Chiudo gli occhi e mi lascio trasportare dalle suadenti note della Mome Piaf, uno dei tanti pseudonimi della cantante meglio conosciuta come Edith Piaf.

Tragica la sua storia, ma grande ed unica la sua musica. È stata attiva tra gli anni Trenta e i Sessanta dello scorso secolo, e la sua voce continua a cantare nei bistrot e nelle rues della città da lei tanto amata. Canzoni che ci riportano ad una Parigi di fine anni ’30, dei lampioni a gas, delle ballerine Charleston nei Caffè, delle automobili d’epoca e delle signore dagli abiti eleganti e raffinati. Pilastro della cultura francese, ha portato in tutto il mondo la passionalità e la dolcezza del suo popolo.

Come dimenticare “La vie en rose”, “La foule” o “Paris”? Come non ripensare all’amore che lei cantava, nei suoi concerti e negli spettacoli, ma che tanto le ha distrutto il cuore?

Già da bambina, nata da artisti di strada, Edith Giovanna Gassion canta per sopravvivere. Viene salvata dalla miseria a 20 anni da un impresario, Louis Leplée, grazie al quale debutta, diventando un fenomeno internazionale. Assume il nome di “Piaf”, che nell’argot parigino significa “passerotto”. Ed è così che viene definita, un piccolo usignolo in grado di modulare dolcemente la voce, ma anche di usarla con toni aspri e rabbiosi.

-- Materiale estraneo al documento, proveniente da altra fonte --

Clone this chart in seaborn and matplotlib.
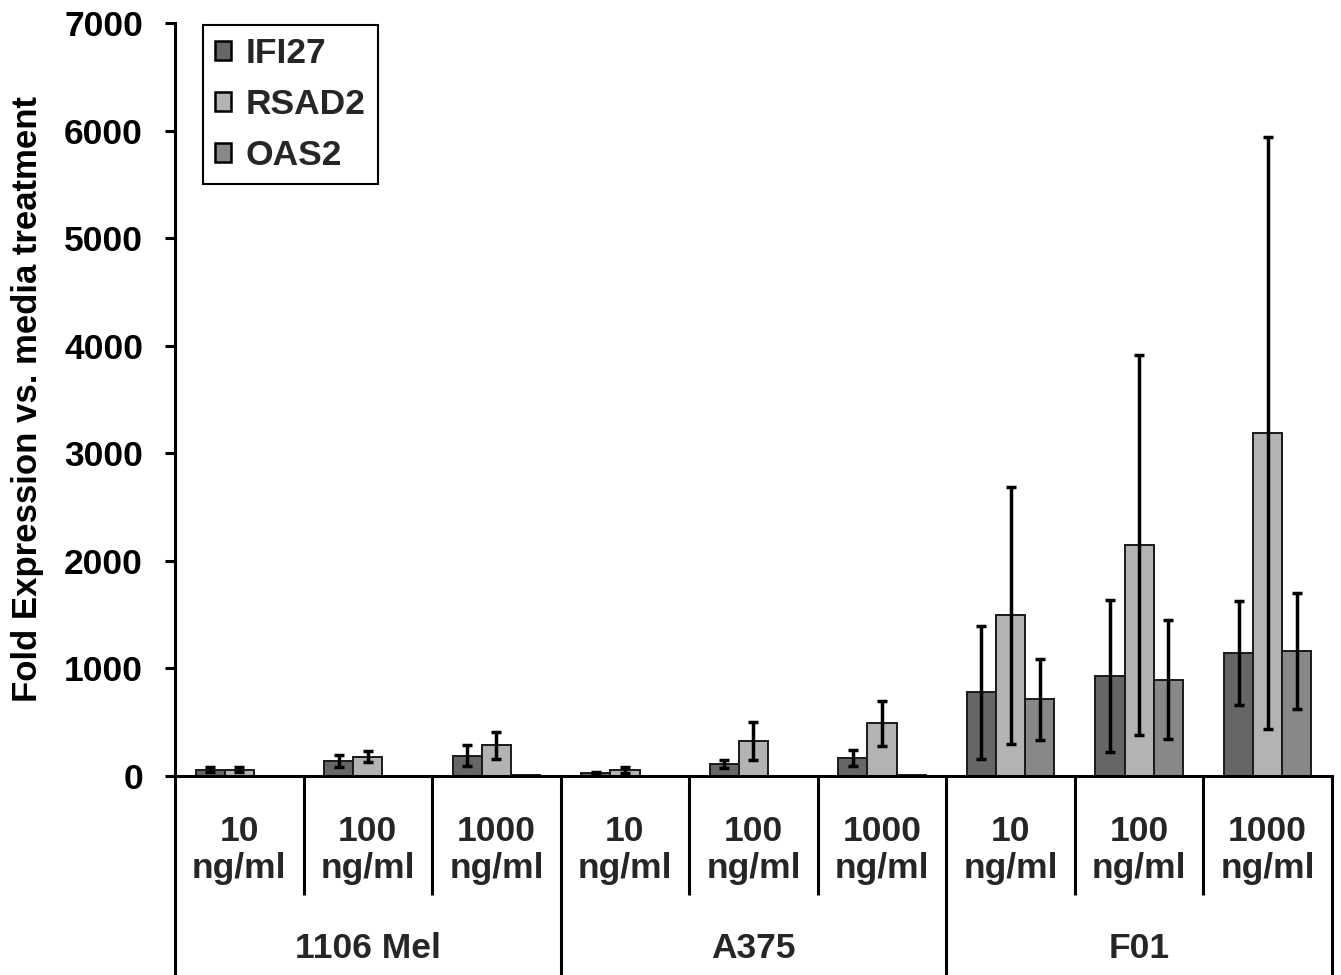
import numpy as np
import pandas as pd
import matplotlib
matplotlib.use("Agg")
import matplotlib.pyplot as plt
import seaborn as sns
from matplotlib.transforms import blended_transform_factory

cell_lines = ["1106 Mel", "A375", "F01"]
doses = ["10", "100", "1000"]
dose_labels = ["10\nng/ml", "100\nng/ml", "1000\nng/ml"]
genes = ["IFI27", "RSAD2", "OAS2"]

ifi27_mean = [60, 140, 190, 25, 110, 165, 780, 930, 1140]
ifi27_err = [25, 55, 100, 15, 40, 75, 618, 705, 483]
rsad2_mean = [60, 180, 285, 55, 325, 490, 1495, 2150, 3190]
rsad2_err = [25, 50, 125, 30, 175, 210, 1195, 1766, 2750]
oas2_mean = [1, 2, 12, 1, 2, 12, 715, 893, 1160]
oas2_err = [0, 0, 0, 0, 0, 0, 377, 553, 537]

colors = ["#666666", "#b3b3b3", "#888888"]

means = [ifi27_mean, rsad2_mean, oas2_mean]
errs = [ifi27_err, rsad2_err, oas2_err]
rows = []
for g, m, e in zip(genes, means, errs):
    for ci, c in enumerate(cell_lines):
        for di, d in enumerate(doses):
            k = ci * 3 + di
            rows.append(dict(group=f"{c} {d}", gene=g, value=m[k], err=e[k]))
df = pd.DataFrame(rows)
order = [f"{c} {d}" for c in cell_lines for d in doses]

sns.set_style("ticks")
plt.rcParams['font.family'] = ['Liberation Sans', 'DejaVu Sans']
plt.rcParams['font.weight'] = 'bold'

FS = 25.5
W, H = 1341, 975
fig = plt.figure(figsize=(W / 100, H / 100), dpi=100)
x0, x1, ybase, ytop = 175, 1332, 776, 23
ax = fig.add_axes([x0 / W, (H - ybase) / H, (x1 - x0) / W, (ybase - ytop) / H])

sns.barplot(data=df, x="group", y="value", hue="gene", order=order,
            hue_order=genes, palette=colors, width=0.68, errorbar=None,
            edgecolor="#1a1a1a", linewidth=1.4, ax=ax, zorder=2)

for cont, g in zip(ax.containers, genes):
    sub = df[df.gene == g].set_index("group").loc[order]
    xs = np.array([b.get_x() + b.get_width() / 2 for b in cont])
    mask = sub["err"].values > 0
    ax.errorbar(xs[mask], sub["value"].values[mask], yerr=sub["err"].values[mask],
                fmt="none", ecolor="black", elinewidth=2.5, capsize=3.6,
                capthick=2.5, zorder=3)

ax.set_xlim(-0.5, 8.5)
ax.set_ylim(0, 7000)
ax.set_yticks(range(0, 7001, 1000))
ax.set_xticks([])
ax.set_xlabel("")
ax.spines["top"].set_visible(False)
ax.spines["right"].set_visible(False)
for s in ["left", "bottom"]:
    ax.spines[s].set_linewidth(2.2)
    ax.spines[s].set_color("black")
ax.tick_params(axis="y", direction="out", length=7, width=2.2, pad=16,
               labelsize=FS, colors="black")
for lab in ax.get_yticklabels():
    lab.set_fontweight("bold")

ax.set_ylabel("Fold Expression vs. media treatment", fontsize=25,
              fontweight="bold", color="black")
ax.yaxis.set_label_coords((44 - x0) / (x1 - x0), 0.5)

# category table below the axis
trans = blended_transform_factory(ax.transData, ax.transAxes)
ah = ybase - ytop
y_short = -(895 - ybase) / ah
y_long = -(H - ybase) / ah
for i in range(10):
    xb = i - 0.5
    yb = y_long if i % 3 == 0 else y_short
    ax.plot([xb, xb], [0, yb], transform=trans, color="black", lw=2.2,
            clip_on=False, solid_capstyle="butt")

y_dose = -(850 - ybase) / ah
y_cell = -(949 - ybase) / ah
for ci, c in enumerate(cell_lines):
    for di, dl in enumerate(dose_labels):
        ax.text(ci * 3 + di, y_dose, dl, transform=trans, ha="center",
                va="center", fontsize=FS, fontweight="bold", linespacing=1.15)
    ax.text(ci * 3 + 1, y_cell, c, transform=trans, ha="center",
            va="center", fontsize=FS, fontweight="bold")

leg = ax.legend(loc="upper left", bbox_to_anchor=((203 - x0) / (x1 - x0), (ybase - 25) / ah),
                frameon=True, fancybox=False, edgecolor="black", framealpha=1,
                fontsize=FS, handlelength=0.45, handleheight=0.45,
                handletextpad=0.4, labelspacing=0.5, borderpad=0.35,
                borderaxespad=0, title=None)
leg.get_frame().set_linewidth(1.5)
for t in leg.get_texts():
    t.set_fontweight("bold")
for h in leg.legend_handles:
    h.set_edgecolor("black")
    h.set_linewidth(1.8)

fig.savefig("out.png", dpi=100)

Il suo primo disco, Les Momes de la cloche, viene pubblicato nel 1936. Nel 1946 scrive le parole della bellissima ed indimenticabile “La vie en rose” e pochi anni dopo, nel 1948, conosce un pugile francese, Marcel Cerdan, di cui si innamora follemente. Purtroppo, quest’ultimo muore in un incidente aereo, e “la vie en rose” della Piaf si frantuma, sgretolandosi. A lui è dedicato “L’Hymne à l’amour”, cantato la sera dell’incidente, quando Edith è in preda alla disperazione.

In seguito, a causa della depressione e dell’artrite, inizia a fare uso di una grande quantità di medicinali, che la porterà alla morte. Muore a Grasse nel 1963, ma viene sepolta a Parigi, la città del suo cuore. La Piaf rimane una delle icone del Ventesimo secolo e mai verrà dimenticata, non finché ci sarà qualcuno che riempirà delle sue melodie nostalgiche e struggenti una stanza, una casa, un bistrot.

“Parigi ci ritroveremo, amica mia, mia grande Parigi”, cantava lei. E così è stato.